TOKYO -- Six major international commodity exchanges saw trading volume jump 16% year on year during the first half of 2016, fueled by an inflow of funds to crude oil and safe-haven buying of gold.
About 887.19 million contracts changed hands during the first six months of the year, marking the fourth straight half to see year-on-year growth. The survey covered the New York Mercantile Exchange, the Chicago Board of Trade, the Intercontinental Exchange in the U.S. and Europe, the London Metal Exchange and the Tokyo Commodity Exchange.
Crude prices swung sharply during the first half. West Texas Intermediate futures on NYMEX fetched less than $27 per barrel back in February, a roughly 13-year low. Four months later, those futures topped $50.
Trading volume of WTI futures rose by 36% during the period. Volume of Brent crude futures on ICE, meanwhile, expanded 16%.
Because energy companies in the U.S. and elsewhere are cutting production, "funds are coming in due to anticipated spikes in crude oil prices," said Tsuyoshi Ueno, senior economist at the NLI Research Institute. Traders unwinding short positions also lifted trading volume.
The volume for gold futures increased 37% on NYMEX as the U.S. Federal Reserve opted not to hike interest rates. After British voters decided last month to leave the European Union, markets were rife with uncertainty, giving rise to a flurry of gold trading.

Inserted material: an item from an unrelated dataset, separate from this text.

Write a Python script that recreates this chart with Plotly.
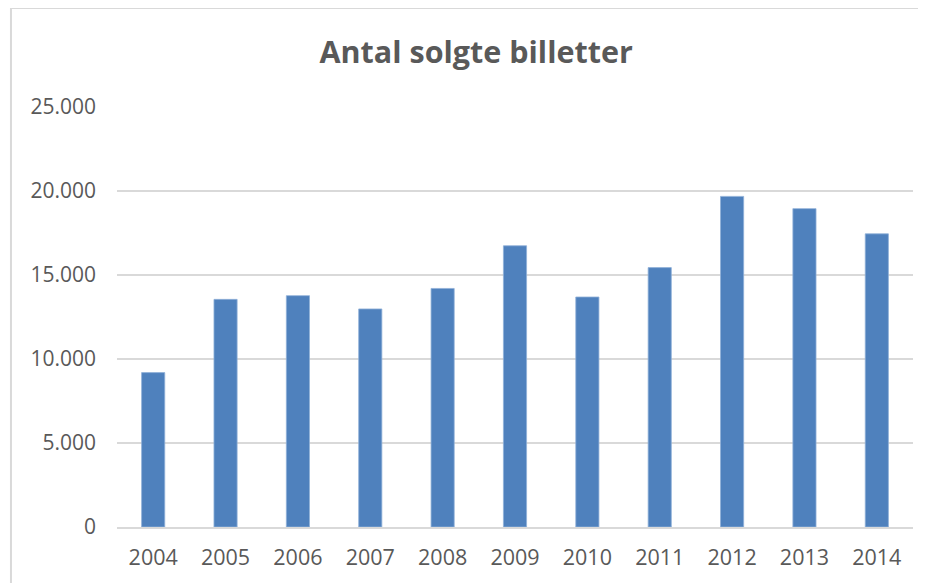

"Gold prices tend to climb as a rise in interest rates is delayed," said Naohiro Niimura, a partner at Tokyo-based research firm Market Risk Advisory.
Volumes for cereals and grains also picked up. Trading of CBOT corn futures rose 14% while soybean futures saw a 28% bounce. Poor harvests by South American producers and speculation surrounding weather patterns during the U.S. growing season spurred investor activity.
On the other hand, trading volume at the LME dipped 8% on the year. Because China consumes a large percentage of key nonferrous metals such as copper and aluminum, the Chinese economic slowdown apparently left a significant dent.
Because of commodity prices' volatility, especially crude oil, this year is on pace to tally the highest volume since the survey began in 2011, likely exceeding 2015's record 1.52 billion contracts.